*Aim*
From the first line of the data below through the line bearing "coupes = [0.37, 0.62, 0.87]", reproduce each line exactly; do not include pictures.

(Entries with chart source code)

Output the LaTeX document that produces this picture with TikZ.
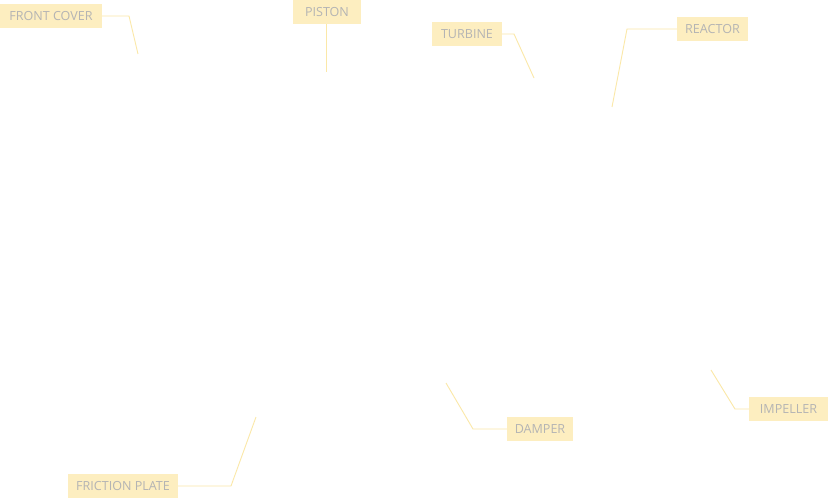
\documentclass[tikz,border=0pt]{standalone}
\usepackage{fontspec}
\setmainfont{Open Sans}
\definecolor{boxfill}{HTML}{FDEEC0}
\definecolor{lblgray}{HTML}{B4B4B4}
\definecolor{leader}{HTML}{FBE8A8}
\begin{document}
\begin{tikzpicture}[x=1bp,y=-1bp,
  lbl/.style={fill=boxfill,text=lblgray,font=\fontsize{12.6}{14}\selectfont,inner sep=0pt,minimum height=24bp,anchor=center},
  lead/.style={draw=leader,line width=0.9bp}]
\useasboundingbox[fill=white] (0,0) rectangle (828,498);
\node[lbl,minimum width=102bp] (front) at (51,16) {FRONT COVER};
\node[lbl,minimum width=68bp] (piston) at (327,12) {PISTON};
\node[lbl,minimum width=70bp] (turbine) at (467,34) {TURBINE};
\node[lbl,minimum width=71bp] (reactor) at (712.5,29) {REACTOR};
\node[lbl,minimum width=66bp] (damper) at (540,429) {DAMPER};
\node[lbl,minimum width=79bp] (impeller) at (788.5,409) {IMPELLER};
\node[lbl,minimum width=110bp] (friction) at (123,486) {FRICTION PLATE};
\coordinate (pfront) at (138,54);
\coordinate (ppiston) at (326,72);
\coordinate (pturbine) at (534,78);
\coordinate (preactor) at (612,107);
\coordinate (pdamper) at (446,383);
\coordinate (pimpeller) at (711,370);
\coordinate (pfriction) at (256,417);
\draw[lead] (front.east) -- (129,16) -- (pfront);
\draw[lead] (piston.south -| ppiston) -- (ppiston);
\draw[lead] (turbine.east) -- (514,34) -- (pturbine);
\draw[lead] (reactor.west) -- (627,29) -- (preactor);
\draw[lead] (damper.west) -- (473,429) -- (pdamper);
\draw[lead] (impeller.west) -- (735,409) -- (pimpeller);
\draw[lead] (friction.east) -- (231,486) -- (pfriction);
\end{tikzpicture}
\end{document}
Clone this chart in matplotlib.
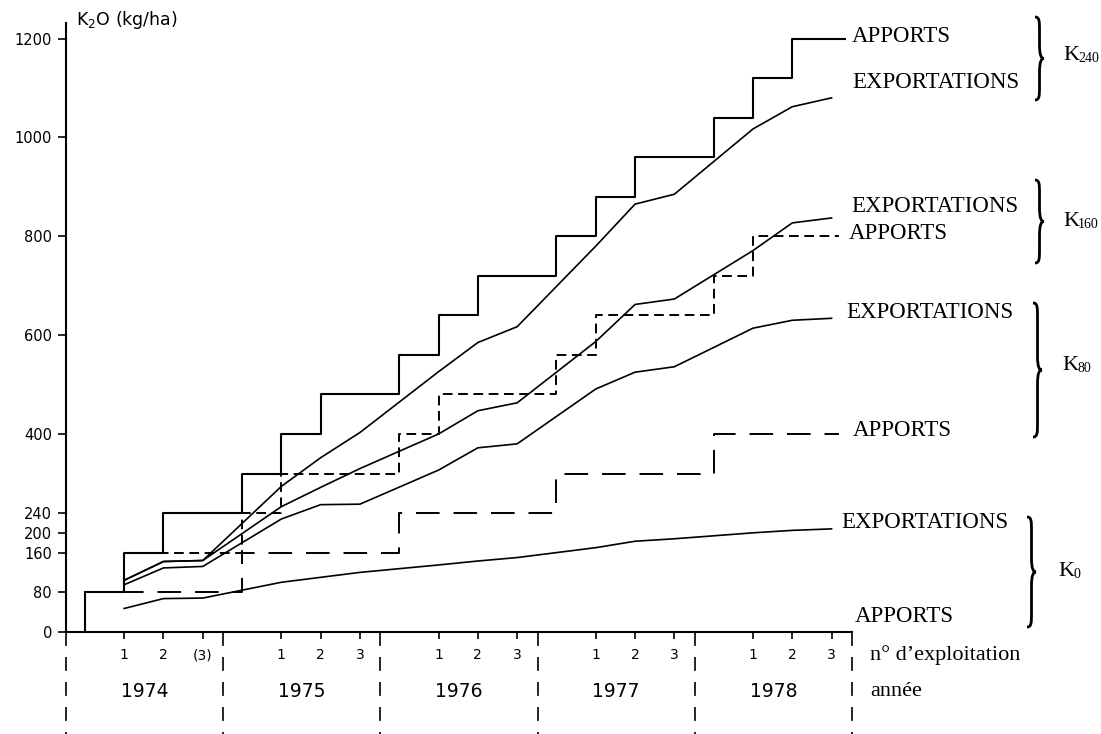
import matplotlib.pyplot as plt
import matplotlib.transforms as mtransforms
from matplotlib.path import Path
from matplotlib.patches import PathPatch

plt.rcParams['lines.scale_dashes'] = False

W, H = 1101, 734

annees = ['1974', '1975', '1976', '1977', '1978']
num_coupes = ['1', '2', '3']
# moments dans l'année (fraction d'année)
printemps = 0.12
coupes = [0.37, 0.62, 0.87]

# exportations cumulées de K2O (kg/ha) à chaque coupe
exp_k240 = [104, 142, 144, 294, 352, 403, 526, 585, 617, 780, 865, 885, 1017, 1062, 1080]
exp_k160 = [104, 142, 144, 253, 292, 330, 400, 447, 463, 587, 662, 673, 771, 827, 837]
exp_k80 = [95, 129, 132, 228, 257, 258, 327, 372, 380, 491, 525, 536, 614, 630, 634]
exp_k0 = [47, 67, 68, 100, 110, 120, 135, 143, 150, 170, 183, 188, 200, 205, 208]

# apports cumulés (kg/ha)
app_k240 = [80, 160, 240, 320, 400, 480, 560, 640, 720, 800, 880, 960, 1040, 1120, 1200]
app_k160 = [80, 160, 240, 320, 400, 480, 560, 640, 720, 800]
app_k80 = [80, 160, 240, 320, 400]

yticks = [0, 80, 160, 200, 240, 400, 600, 800, 1000, 1200]

x_coupes = [i + c for i in range(len(annees)) for c in coupes]
t_k240 = [i + t for i in range(len(annees)) for t in (printemps, coupes[0], coupes[1])]
t_k160 = [i + t for i in range(len(annees)) for t in (printemps, coupes[0])]
t_k80 = [i + printemps for i in range(len(annees))]


def px(x, y):
    return x / W, 1 - y / H


def marches(t, v, fin):
    return [t[0]] + t + [fin], [0] + v + [v[-1]]


fig = plt.figure(figsize=(W / 100, H / 100), dpi=100)
ax = fig.add_axes([66 / W, 102.3 / H, (852 - 66) / W, 609 / H])
ax.set_xlim(0, 5)
ax.set_ylim(0, 1232)

noir = 'black'
x, y = marches(t_k80, app_k80, 4.92)
ax.plot(x, y, drawstyle='steps-post', color=noir, lw=1.4, ls=(0, (17, 10)))
x, y = marches(t_k160, app_k160, 4.92)
ax.plot(x, y, drawstyle='steps-post', color=noir, lw=1.4, ls=(0, (7, 4)))
x, y = marches(t_k240, app_k240, 4.955)
ax.plot(x, y, drawstyle='steps-post', color=noir, lw=1.5)

for serie in (exp_k240, exp_k160, exp_k80, exp_k0):
    ax.plot(x_coupes, serie, color=noir, lw=1.2)

for s in ('top', 'right'):
    ax.spines[s].set_visible(False)
ax.spines['left'].set_linewidth(1.5)
ax.spines['bottom'].set_linewidth(1.5)

ax.set_yticks(yticks)
ax.set_yticklabels([str(v) for v in yticks])
ax.tick_params(axis='y', direction='out', length=6, width=1.2, pad=4, labelsize=10.5)

lab_x = num_coupes * len(annees)
lab_x[2] = '(3)'
ax.set_xticks(x_coupes)
ax.set_xticklabels(lab_x)
ax.tick_params(axis='x', direction='out', length=5, width=1.2, pad=7, labelsize=10)

trans = mtransforms.blended_transform_factory(ax.transData, ax.transAxes)
for i in range(len(annees) + 1):
    ax.plot([i, i], [0, -0.17], transform=trans, color=noir, lw=1.2,
            ls=(0, (10, 8)), clip_on=False)
for i, a in enumerate(annees):
    ax.text(i + 0.5, -0.098, a, transform=trans, ha='center', va='center',
            fontsize=13.5)

fig.text(*px(76, 20), r'K$_2$O (kg/ha)', fontsize=12.5, va='center', ha='left')

serif = 'Liberation Serif'
etiquettes = [
    (852, 37, 'APPORTS'), (852, 82, 'EXPORTATIONS'),
    (851, 207, 'EXPORTATIONS'), (849, 233, 'APPORTS'),
    (846, 313, 'EXPORTATIONS'), (853, 430, 'APPORTS'),
    (841, 523, 'EXPORTATIONS'), (855, 616, 'APPORTS'),
    (870, 655, 'n° d’exploitation'), (870, 692, 'année'),
]
for xp, yp, t in etiquettes:
    fig.text(*px(xp, yp), t, family=serif, fontsize=16.5 if t.isupper() else 16,
             ha='left', va='center')

traitements = [('240', 1063, 55), ('160', 1063, 222), ('80', 1062, 365), ('0', 1058, 572)]
for sub, xp, yp in traitements:
    fig.text(*px(xp, yp), 'K', family=serif, fontsize=16, ha='left', va='center')
    fig.text(*px(xp + 15, yp + 3), sub, family=serif, fontsize=10, ha='left', va='center')


def accolade(x0, yt, yb, w=9):
    ym = (yt + yb) / 2
    h = yb - yt
    q = min(14, 0.17 * h)
    xs = x0 + w / 2
    pts = [
        (x0, yt), (xs, yt), (xs, yt + q * 0.3), (xs, yt + q),
        (xs, ym - q),
        (xs, ym - q * 0.2), (x0 + w * 0.7, ym), (x0 + w, ym),
        (x0 + w * 0.7, ym), (xs, ym + q * 0.2), (xs, ym + q),
        (xs, yb - q),
        (xs, yb - q * 0.3), (xs, yb), (x0, yb),
    ]
    codes = [Path.MOVETO, Path.CURVE4, Path.CURVE4, Path.CURVE4, Path.LINETO,
             Path.CURVE4, Path.CURVE4, Path.CURVE4,
             Path.CURVE4, Path.CURVE4, Path.CURVE4, Path.LINETO,
             Path.CURVE4, Path.CURVE4, Path.CURVE4]
    verts = [px(a, b) for a, b in pts]
    fig.add_artist(PathPatch(Path(verts, codes), transform=fig.transFigure,
                             fill=False, lw=2, color=noir))


accolade(1035, 17, 100)
accolade(1035, 180, 263)
accolade(1033, 303, 437)
accolade(1027, 517, 627)

fig.savefig('out.png', dpi=100)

*The answer*
Output the LaTeX document that produces this picture with TikZ.
\documentclass[tikz,border=0pt]{standalone}
\usepackage{fontspec}
\setmainfont{Open Sans}
\definecolor{boxfill}{HTML}{FDEEC0}
\definecolor{lblgray}{HTML}{B4B4B4}
\definecolor{leader}{HTML}{FBE8A8}
\begin{document}
\begin{tikzpicture}[x=1bp,y=-1bp,
  lbl/.style={fill=boxfill,text=lblgray,font=\fontsize{12.6}{14}\selectfont,inner sep=0pt,minimum height=24bp,anchor=center},
  lead/.style={draw=leader,line width=0.9bp}]
\useasboundingbox[fill=white] (0,0) rectangle (828,498);
\node[lbl,minimum width=102bp] (front) at (51,16) {FRONT COVER};
\node[lbl,minimum width=68bp] (piston) at (327,12) {PISTON};
\node[lbl,minimum width=70bp] (turbine) at (467,34) {TURBINE};
\node[lbl,minimum width=71bp] (reactor) at (712.5,29) {REACTOR};
\node[lbl,minimum width=66bp] (damper) at (540,429) {DAMPER};
\node[lbl,minimum width=79bp] (impeller) at (788.5,409) {IMPELLER};
\node[lbl,minimum width=110bp] (friction) at (123,486) {FRICTION PLATE};
\coordinate (pfront) at (138,54);
\coordinate (ppiston) at (326,72);
\coordinate (pturbine) at (534,78);
\coordinate (preactor) at (612,107);
\coordinate (pdamper) at (446,383);
\coordinate (pimpeller) at (711,370);
\coordinate (pfriction) at (256,417);
\draw[lead] (front.east) -- (129,16) -- (pfront);
\draw[lead] (piston.south -| ppiston) -- (ppiston);
\draw[lead] (turbine.east) -- (514,34) -- (pturbine);
\draw[lead] (reactor.west) -- (627,29) -- (preactor);
\draw[lead] (damper.west) -- (473,429) -- (pdamper);
\draw[lead] (impeller.west) -- (735,409) -- (pimpeller);
\draw[lead] (friction.east) -- (231,486) -- (pfriction);
\end{tikzpicture}
\end{document}
Clone this chart in matplotlib.
import matplotlib.pyplot as plt
import matplotlib.transforms as mtransforms
from matplotlib.path import Path
from matplotlib.patches import PathPatch

plt.rcParams['lines.scale_dashes'] = False

W, H = 1101, 734

annees = ['1974', '1975', '1976', '1977', '1978']
num_coupes = ['1', '2', '3']
# moments dans l'année (fraction d'année)
printemps = 0.12
coupes = [0.37, 0.62, 0.87]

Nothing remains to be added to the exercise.